A story in Sunday's New York Times debunks the idea that there is something uniquely unhealthy about high-fructose corn syrup–specifically, that it contributes to obesity in a way that other caloric sweeteners do not. To begin with, the fructose/glucose breakdown of HFCS is essentially the same as cane sugar's. And contrary to Fat Land author Greg Critser's argument that the cheapness of HFCS led to bigger servings, a Pepsi spokesman says "the cost of the sweetener in the product is extremely minimal to the point of not even mattering."
Walter Willett, chairman of the nutrition department at the Harvard School of Public Health, sums up the case against HFCS this way: "There's no substantial evidence to support the idea that high-fructose corn syrup is somehow responsible for obesity. If there was no high-fructose corn syrup, I don't think we would see a change in anything important."
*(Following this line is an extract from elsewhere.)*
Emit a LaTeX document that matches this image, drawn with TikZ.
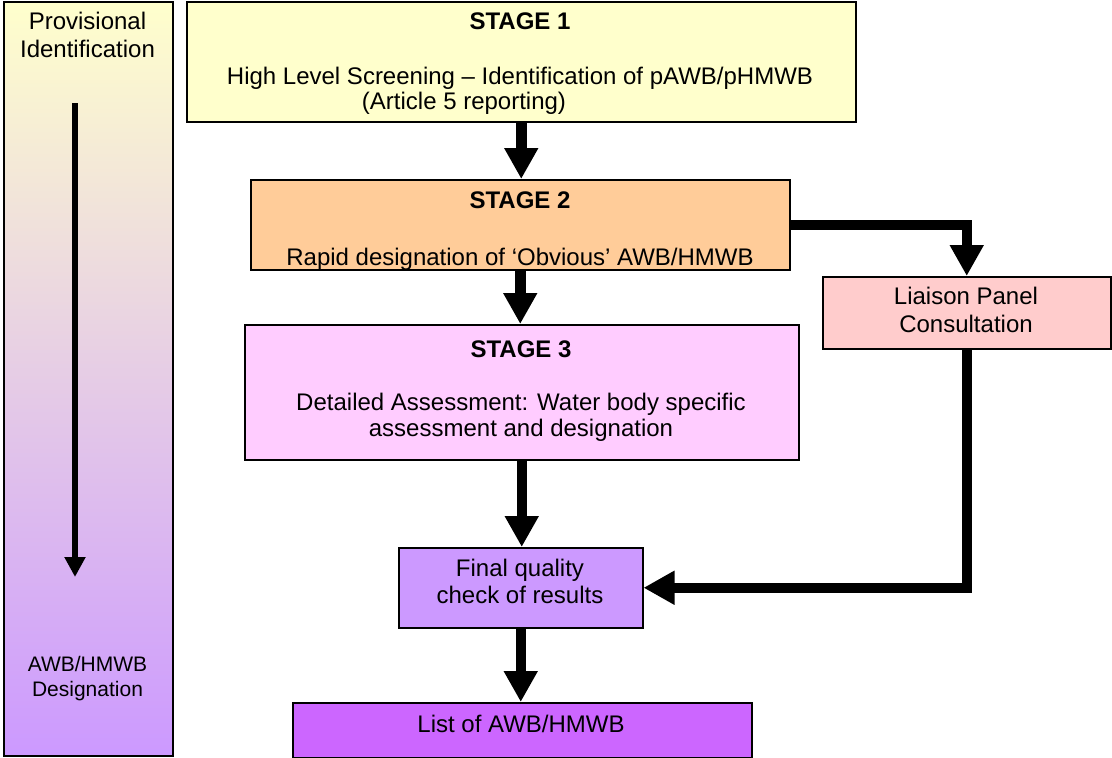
\documentclass[tikz,border=0pt]{standalone}
\usepackage{fontspec}
\setmainfont{Liberation Sans}
\usetikzlibrary{arrows.meta}

\definecolor{stageone}{HTML}{FFFFCC}
\definecolor{stagetwo}{HTML}{FFCC99}
\definecolor{stagethree}{HTML}{FFCCFF}
\definecolor{liaisonfill}{HTML}{FFCCCC}
\definecolor{finalfill}{HTML}{CC99FF}
\definecolor{listfill}{HTML}{CC66FF}
\definecolor{bartop}{HTML}{FFFFCC}
\definecolor{barbottom}{HTML}{CC99FF}

\begin{document}
\begin{tikzpicture}[x=1pt, y=-1pt,
  box/.style={draw=black, line width=1.5pt, inner sep=0pt, anchor=north west},
  txt/.style={font=\fontsize{24}{27}\selectfont, inner sep=0pt, anchor=base},
  txtbold/.style={font=\fontsize{24}{27}\selectfont\bfseries, inner sep=0pt, anchor=base},
  txtsmall/.style={font=\fontsize{21}{25}\selectfont, inner sep=0pt, anchor=base},
  flow/.style={line width=10.5pt, line join=miter, -{Triangle[length=31pt,width=32pt]}},
  trend/.style={line width=6pt, -{Triangle[length=20pt,width=20pt]}}
]
\path[use as bounding box] (0,0) rectangle (1112,758);

% ---- side bar: provisional identification to designation ----
\node[box, minimum width=169pt, minimum height=754pt,
      top color=bartop, bottom color=barbottom] (bar) at (3,1) {};
\node[txt] (barA) at (87.5,29) {Provisional};
\node[txt] (barB) at (87.5,57) {Identification};
\node[txtsmall] (barC) at (87.5,671) {AWB/HMWB};
\node[txtsmall] (barD) at (87.5,696) {Designation};
\coordinate (trendStart) at (75,103);
\coordinate (trendEnd) at (75,577);
\draw[trend] (trendStart) -- (trendEnd);

% ---- process boxes ----
\node[box, fill=stageone, minimum width=669pt, minimum height=120pt] (st1) at (186,1) {};
\node[box, fill=stagetwo, minimum width=539pt, minimum height=90pt] (st2) at (250,179) {};
\node[box, fill=stagethree, minimum width=554pt, minimum height=135pt] (st3) at (244,324) {};
\node[box, fill=liaisonfill, minimum width=288pt, minimum height=72pt] (lia) at (822,276) {};
\node[box, fill=finalfill, minimum width=244pt, minimum height=80pt] (fin) at (398,547) {};
\node[box, fill=listfill, minimum width=459pt, minimum height=55pt] (lst) at (292,702) {};

% ---- box texts ----
\node[txtbold] (st1a) at (520,29) {STAGE 1};
\node[txt] (st1b) at (520,84) {High Level Screening -- Identification of pAWB/pHMWB};
\node[txt] (st1c) at (464,109) {(Article 5 reporting)};

\node[txtbold] (st2a) at (520,208) {STAGE 2};
% the second line is cut off by the lower edge of its text frame
\begin{scope}
  \clip (st2.north west) rectangle ([yshift=2.5pt]st2.south east);
  \node[txt] (st2b) at (520,265) {Rapid designation of ‘Obvious’ AWB/HMWB};
\end{scope}

\node[txtbold] (st3a) at (521,357) {STAGE 3};
\node[txt] (st3b) at (521,410) {Detailed Assessment: Water body specific};
\node[txt] (st3c) at (521,436) {assessment and designation};

\node[txt] (liaA) at (966,304) {Liaison Panel};
\node[txt] (liaB) at (966,332) {Consultation};

\node[txt] (finA) at (520,576) {Final quality};
\node[txt] (finB) at (520,603) {check of results};

\node[txt] (lstA) at (521,732) {List of AWB/HMWB};

% ---- connectors ----
\draw[flow] (st1.south) -- (st1.south |- st2.north);
\draw[flow] (st2.south) -- (st2.south |- st3.north);
\draw[flow] (st3.south) -- (st3.south |- fin.north);
\draw[flow] (fin.south) -- (fin.south |- lst.north);
\draw[flow] (st2.east) -| (lia.north);
\draw[flow] (lia.south) |- (fin.east);
\end{tikzpicture}
\end{document}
It's striking that scientists credited with pointing out the unique dangers of HFCS say they did not really do that. The co-author of a 2004 paper that noted the parallel between rising obesity and rising HFCS consumption says it was just a "suggestion…a theory meant to spur science, but it's quite possible that it may be found out not to be true….I don't think there should be a perception that high-fructose corn syrup has caused obesity until we know more." A Procter & Gamble scientist cited by Critser says the idea that the cheapness of HFCS contributed obesity was "just a hypothesis, without any data to back it up."
For me, the clincher was that even the head of the Center for Science in the Public Interest, Michael Jacobson, who rarely misses an opportunity to spread alarm about the food Americans consume, "never supported the notion that high-fructose corn syrup was a unique contributor to obesity."